I meant to write about those artists from the Vermont Studio Center and instead events of the day interrupted those plans. I wanted to write that I feel very scared to be a black man, especially a poor black man, right now in this country. I’m terrified of the police! I think its part of the reason I’m afraid to drive a car. The events of the last week, the police shooting – killing really – of Alton Sterling in Baton Rouge and Philando Castile in a suburb of St Paul. Mn; as well as the cowardly murder of officers Lorne Ahrens, Michael Krol, Michael J. Smith, Brent Thompson and Patrick Zamarripa in my home town of Dallas Texas, have all made me feel this palpable sense of panic about my blackness. Its nearly existential the threat out there now for black men in particular. I’m very afraid also that our political leaders will bungle this opportunity to lead the nation through this anguish and heart ache. Many political leaders seem to be trying to thread this needle of supporting the dignity and just plain survival of black Americans without seeming too close to the Black Lives Matter movement while also showing lockstep support for law enforcement with caveats towards the need for reform. These have sounded like platitudes to me in the past and now sound utterly disrespectful to the lives lost.

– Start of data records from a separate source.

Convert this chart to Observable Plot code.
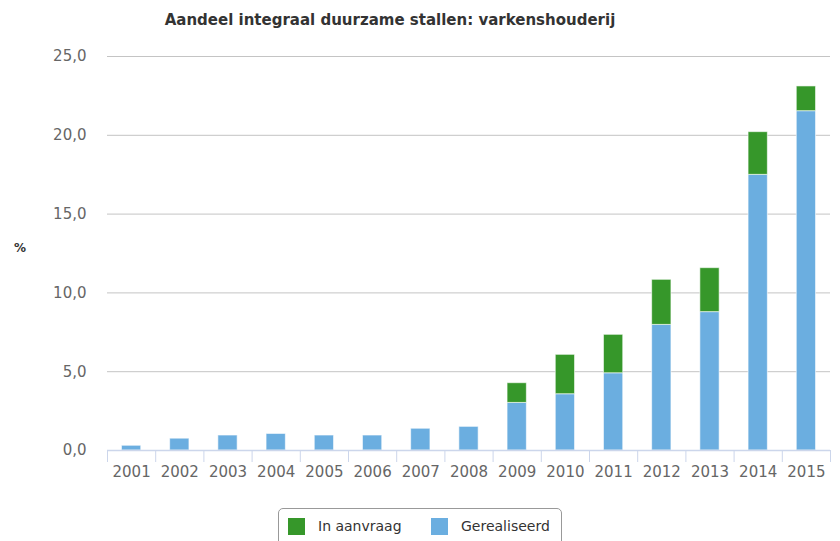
<!DOCTYPE html>
<html>
<head>
<meta charset="utf-8">
<script src="https://cdn.jsdelivr.net/npm/d3@7"></script>
<script src="https://cdn.jsdelivr.net/npm/@observablehq/plot@0.6"></script>
<style>
  html, body { margin: 0; padding: 0; background: #fff; overflow: hidden; }
  #wrap { position: relative; width: 840px; height: 541px; font-family: "DejaVu Sans", Verdana, sans-serif; }
  #title { height: 40px; line-height: 40px; text-align: center; padding-right: 60px; font-size: 15px; font-weight: bold; color: #333; }
  #unit { position: absolute; left: 14px; top: 241px; font-size: 12px; font-weight: bold; color: #333; }
  #legend { position: absolute; left: 278px; top: 508px; width: 284px; height: 44px; border: 1px solid #999; border-radius: 5px; box-sizing: border-box; font-size: 14px; color: #333; }
  .item { position: absolute; top: 9px; height: 17px; line-height: 17px; }
  .sw { display: inline-block; width: 17px; height: 17px; vertical-align: top; margin-right: 13px; }
</style>
</head>
<body>
<div id="wrap">
  <div id="title">Aandeel integraal duurzame stallen: varkenshouderij</div>
  <div id="chart"></div>
  <div id="unit">%</div>
  <div id="legend"></div>
</div>
<script>
const years = [2001, 2002, 2003, 2004, 2005, 2006, 2007, 2008, 2009, 2010, 2011, 2012, 2013, 2014, 2015];
const gerealiseerd = [0.3, 0.75, 0.95, 1.05, 0.95, 0.95, 1.38, 1.5, 3.02, 3.57, 4.9, 7.97, 8.78, 17.49, 21.53];
const inAanvraag = [0, 0, 0, 0, 0, 0, 0, 0, 1.25, 2.5, 2.44, 2.86, 2.79, 2.71, 1.57];
const seriesNames = ["Gerealiseerd", "In aanvraag"];
const seriesColors = ["#6baee0", "#36972a"];
const yTicks = [0, 5, 10, 15, 20, 25];

const data = [];
years.forEach((yr, i) => {
  data.push({year: yr, serie: seriesNames[0], value: gerealiseerd[i]});
  if (inAanvraag[i] > 0) data.push({year: yr, serie: seriesNames[1], value: inAanvraag[i]});
});
const boundaries = years.map(y => y - 0.5).concat([years[years.length - 1] + 0.5]);
const fmt = d => d3.format(".1f")(d).replace(".", ",");

const chart = Plot.plot({
  width: 840,
  height: 455,
  marginTop: 16,
  marginLeft: 107,
  marginRight: 10,
  marginBottom: 45,
  style: {fontFamily: "DejaVu Sans, Verdana, sans-serif", fontSize: "15px", color: "#666", background: "#fff"},
  x: {domain: [years[0] - 0.5, years[years.length - 1] + 0.5]},
  y: {domain: [0, 25]},
  color: {domain: seriesNames, range: seriesColors},
  marks: [
    Plot.gridY(yTicks.filter(d => d > 0), {stroke: "#c4c4c4", strokeOpacity: 1}),
    Plot.axisY(yTicks, {tickSize: 0, tickPadding: 21, tickFormat: fmt, fill: "#666", label: null}),
    Plot.rectY(data, Plot.stackY({
      x1: d => d.year - 0.2,
      x2: d => d.year + 0.2,
      y: "value",
      fill: "serie",
      order: seriesNames,
      stroke: "#fff",
      strokeOpacity: 0.6,
      strokeWidth: 1
    })),
    Plot.ruleY([0], {stroke: "#ccd6eb", strokeWidth: 1.5}),
    Plot.axisX(boundaries, {tickSize: 12, stroke: "#ccd6eb", tickFormat: () => "", label: null}),
    Plot.axisX(years, {tickSize: 0, tickPadding: 16, tickFormat: d => String(d), fill: "#666", label: null})
  ]
});
document.getElementById("chart").appendChild(chart);

const legend = document.getElementById("legend");
const legendOrder = [1, 0];
const lefts = [9, 152];
legendOrder.forEach((si, k) => {
  const it = document.createElement("div");
  it.className = "item";
  it.style.left = lefts[k] + "px";
  const sw = document.createElement("span");
  sw.className = "sw";
  sw.style.background = seriesColors[si];
  it.appendChild(sw);
  it.appendChild(document.createTextNode(seriesNames[si]));
  legend.appendChild(it);
});
</script>
</body>
</html>
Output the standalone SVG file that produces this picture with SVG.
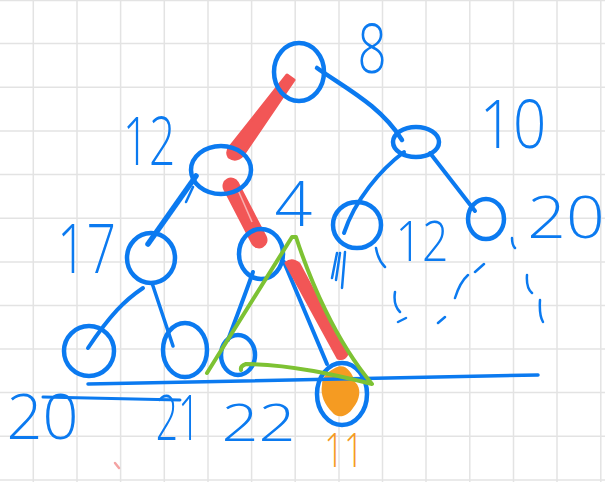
<svg xmlns="http://www.w3.org/2000/svg" width="605" height="482" viewBox="0 0 605 482">
<style>
.grid{stroke:#e3e3e3;stroke-width:1.5;fill:none}
.b{stroke:#0b7af0;fill:none;stroke-linecap:round;stroke-linejoin:round}
.node{stroke:#0b7af0;fill:none;stroke-width:4.5}
.lbl{font-family:"Open Sans","Liberation Sans",Arial,sans-serif;font-weight:300;fill:#0b7af0;text-anchor:middle}
.red{fill:#f25656;stroke:#f25656;stroke-linejoin:round;stroke-linecap:round}
.frag{stroke:#0b7af0;fill:none;stroke-width:2.5;stroke-linecap:round}
</style>
<rect width="605" height="482" fill="#ffffff"/>
<g id="grid">
<path class="grid" d="M33.3 0V482M77 0V482M120.6 0V482M164.3 0V482M208 0V482M251.6 0V482M295.2 0V482M339 0V482M382.5 0V482M426 0V482M469.8 0V482M513.5 0V482M557 0V482M600.8 0V482"/>
<path class="grid" d="M0 0.5H605M0 43.6H605M0 87.3H605M0 131H605M0 174.6H605M0 218.3H605M0 262H605M0 305.6H605M0 349H605M0 392.6H605M0 436.3H605M0 480H605"/>
</g>
<g id="connectors">
<path class="b" stroke-width="4.5" d="M317 68 C345 88, 380 105, 402 140"/>
<path class="b" stroke-width="4" d="M404 152 C380 170, 355 200, 344 233"/>
<path class="b" stroke-width="4" d="M430 153 L475 211"/>
<path class="b" stroke-width="5.5" d="M196 176 L148 244"/>
<path class="b" stroke-width="2.5" d="M193 187 L186 202"/>
<path class="b" stroke-width="4" d="M143 288 C125 300, 110 315, 88 348"/>
<path class="b" stroke-width="3.5" d="M152 283 L173 346"/>
<path class="b" stroke-width="4" d="M253 272 C245 295, 236 318, 228 340"/>
<path class="b" stroke-width="4" d="M284 262 L327 364"/>
<path class="red" stroke-width="3" d="M287 75 L294 80 L243 155 Q236 162 229 157 Q226 152 230 147 Z"/>
<path class="red" stroke-width="17" d="M231 186 L259 240"/>
<path stroke="#f9b0b0" stroke-width="1.5" fill="none" d="M238 190 L252 222"/>
<path class="red" stroke-width="3" d="M286 263 Q292 258 299 264 L347 354 Q344 360 338 358 Z"/>
</g>
<g id="n8">
<ellipse class="node" stroke-width="5" cx="299" cy="72" rx="25" ry="29"/>
<text class="lbl" font-size="68" transform="translate(372,73) scale(0.75,1)">8</text>
</g>
<g id="n12">
<ellipse class="node" cx="221" cy="170" rx="30" ry="24"/>
<text class="lbl" font-size="66" transform="translate(149,165) scale(0.7,1)">12</text>
</g>
<g id="n10">
<ellipse class="node" cx="416" cy="142" rx="23" ry="15"/>
<text class="lbl" font-size="67" transform="translate(513,148) scale(0.87,1)">10</text>
</g>
<g id="n17">
<ellipse class="node" cx="151" cy="258" rx="24" ry="25"/>
<text class="lbl" font-size="68" transform="translate(86.5,273) scale(0.76,1)">17</text>
</g>
<g id="n4">
<ellipse class="node" cx="261" cy="254" rx="22" ry="25"/>
<text class="lbl" font-size="63" transform="translate(293.5,226) scale(1.05,1)">4</text>
</g>
<g id="n12b">
<ellipse class="node" cx="357" cy="225" rx="24" ry="23"/>
<text class="lbl" font-size="56" transform="translate(422,261) scale(0.83,1)">12</text>
</g>
<g id="n20b">
<ellipse class="node" cx="486" cy="219" rx="18" ry="20"/>
<text class="lbl" font-size="59" transform="translate(566,238) scale(1.15,1)">20</text>
</g>
<g id="n20a">
<ellipse class="node" cx="89" cy="351" rx="25" ry="25"/>
<text class="lbl" font-size="63" transform="translate(42.5,439)">20</text>
</g>
<g id="n21">
<ellipse class="node" cx="185" cy="350" rx="22" ry="27"/>
<text class="lbl" font-size="63" transform="translate(178,440) scale(0.62,1)">21</text>
</g>
<g id="n22">
<ellipse class="node" cx="238" cy="355" rx="17" ry="20"/>
<text class="lbl" font-size="52" transform="translate(258.5,441) scale(1.25,1)">22</text>
</g>
<g id="n11">
<ellipse class="node" cx="342" cy="394" rx="25" ry="31"/>
<path fill="#f59b22" d="M335 368 C345 362, 352 372, 355 382 C362 388, 360 400, 353 408 C348 416, 338 420, 332 412 C325 405, 320 395, 322 385 C322 376, 328 372, 335 368 Z"/>
<text class="lbl" font-size="48" style="fill:#f59b22" transform="translate(344,467) scale(0.72,1)">11</text>
</g>
<g id="marks">
<path class="b" stroke-width="3.5" d="M88 384 C200 383, 350 378, 538 375"/>
<path class="b" stroke-width="3" d="M43 397 L180 400"/>
<path fill="none" stroke="#7dc233" stroke-width="4" stroke-linecap="round" stroke-linejoin="round" d="M207 373 L292 237 L296 237 C310 280, 335 340, 372 384 C340 376, 290 364, 246 364 Q240 366 241 370"/>
<path class="frag" d="M337 253 L332 278M340 253 L336 280M345 252 L342 288M376 248 Q378 260 385 267M512 238 Q512 245 515 248M484 264 L475 272M468 275 Q460 282 455 298M527 275 Q526 288 532 293M540 300 Q539 315 543 322M395 292 Q393 305 400 312M398 322 L406 318M438 323 L445 317"/>
<path stroke="#f4a3a3" stroke-width="2.5" stroke-linecap="round" d="M115 463 L119 468"/>
</g>
</svg>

Look at these people we’ve lost to senseless gun violence this week!


Alton Sterling and Philando Castile (Photos from NBC News)

From left, Lorne Ahrens, Michael Krol, Michael J. Smith, Brent Thompson and Patrick Zamarripa were killed in Dallas. (Photos from the New York Times)

I don’t pretend to have the answer to the issues of gun violence and police brutality and I am not the most eloquent spokesman regarding these subjects. I’m simply responding to the news. That’s why I’ve provided links to two blog posts on these issues I found in my Facebook feed over the last couple days. The first is a blog post circulated by my friend the artist Rebecca Allen and is of Emily Pothast writing on how whites might want to think about race in America. The second is from my friend and college classmate the brilliant Melvin Rogers whose own blog post on these three shootings I think very accurately encapsulates my feelings now of the grief those who are left behind in these events must feel.

Here are some quotes I like from each blog:

Pothast writes:

Overt racism is the handmaiden of this system, because it gives poor and/or rural white people — many of whom don’t know any Black people personally — a scapegoat, to keep them from correctly identifying the source of their oppression and thus putting an end to it.

But a subtler racism is also at work in the sense of entitlement that fuels the displacement of communities of color via gentrification, and in the lack of diversity in the economic sectors fueling all this development in the first place. These systems work together to produce structural racism; and by virtue of its systemic nature, no white person is completely innocent, no matter how much time we spend loudly absolving ourselves and bemoaning the “Idiocracy” of the communities we’ve left behind.

And Rogers writes about Diamond Reynolds, who was Philando Castile’s  girlfriend, about seeing and filming his death:

And yet, we find ourselves holding Reynolds and other black folks, often women, to a higher standard as a prerequisite to be considered trustworthy, capable of accurately recounting the injustice that has just been committed against them. In doing so, we commit another form of violence, the reverberations of which most assuredly affects the mental health of black folks, reminding us, yet again, that what is expected of Black Americans is not expected of whites. It is demanded that we hold in and contain what should rightly be released: screams and tears. In short, pain. The American public demands this because the presumption of a dishonest black person, already in circulation in our culture, is intensified by the sight of an emotional black person.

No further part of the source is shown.